As the Germans left Japan in a hurry towards the end of the second world war, the coffee they had bought from Indonesia was left behind, and Sekiguchi was the man to acquire the abandoned coffee. The Café de L’Ambre was born. Sekiguchi roasted daily the coffee he needed and stored for years his raw material. He began buying older harvests from various countries, becoming a collector of old coffee and gaining later recognition for giving way to a new culture – the one of brewing vintage coffee.
Through an article of Ken Belson in the New York times in July 12th 2009, I learned for the first time of Sekiguchi. As a result I contacted Michael Kleindl, who had moved to Japan around the same time I had moved to Boston, and had acquired a taste and experience for good food and coffee in Tokyo. He assured me that old coffee was good. My German colleagues were very skeptical. I had to find out for myself, but the fact that the Japanese master was already ninety-five years of age at this point, made me very nervous about reaching my goal.
Just a couple of months ago I made my decision – I bought a ticket to Japan. I arrived on November 7th at Narita Airport. At 1:00 pm on the following day I met Michael in front of Wako. We stood side by side for about 10 minutes, before I gently called his name, for I thought to recognize his face, but found him to be much taller than the man I had seen in the pictures. Minutes later we exercised my long-awaited entrance, and to the right, quiet with himself, sitting in front of the heated drum and waiting for the right color and the right sound, I clearly recognized Ichiro Sekiguchi.
My friends and many of the individuals I have encountered in my life will clearly testify to my passion around coffee. This manifested itself once more, as I noticed that even my Japanese host, Kyoko, barely 30 hours after knowing me, showed clear interest in coming along with me to Café de L’Ambre. She had never heard of Sekiguchi, she had probably never visited a Kissaten in her mature life, and, on top of that, seemed to know only the usage of hot water on top of instant coffee powder.
It appears to be common practice at Café de L’Ambre that when Sekiguchi and his assistant, Maki Uchida, start roasting, an interested guest might be informed and invited to witness the process. This made the experience sweeter – for Kyoko and for me, too.
There are plenty of possibilities to compare coffees. Coffeehouses, Shops and Roasters offer tastings with regularity. A tasting would probably surprise you, as to what you have been drinking until now. It is in comparison that one sees truly what one has and has been missing.

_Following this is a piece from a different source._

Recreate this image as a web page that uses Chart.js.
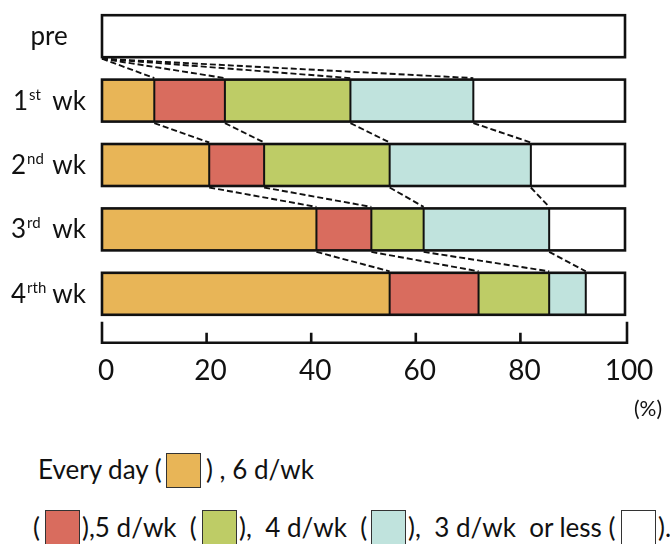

“Things here go just as they did with me and my physician. I complained about being out of sorts. He replied, ‘You probably drink too much coffee and walk too little.’ Three weeks later I spoke with him again and said, ‘I really do not feel very well, but now it cannot be because of drinking coffee, for I do not drink coffee at all, nor because of lack of exercise, for I walk all day long.’ He replied, ‘Well, then the reason must be that you do not drink coffee and that you walk too much.’ And so my infirmity was and remains the same, but if I drink coffee the cause of my infirmity is that I drink coffee, and if I do not drink coffee, then my infirmity is caused by my not drinking coffee. And that is how it is with us human beings. All of earthly existence is a sort of infirmity.”
Excerpt from “Remarks by a Humorous Individual”, a journal entry from Søren Kierkegaard in 1845.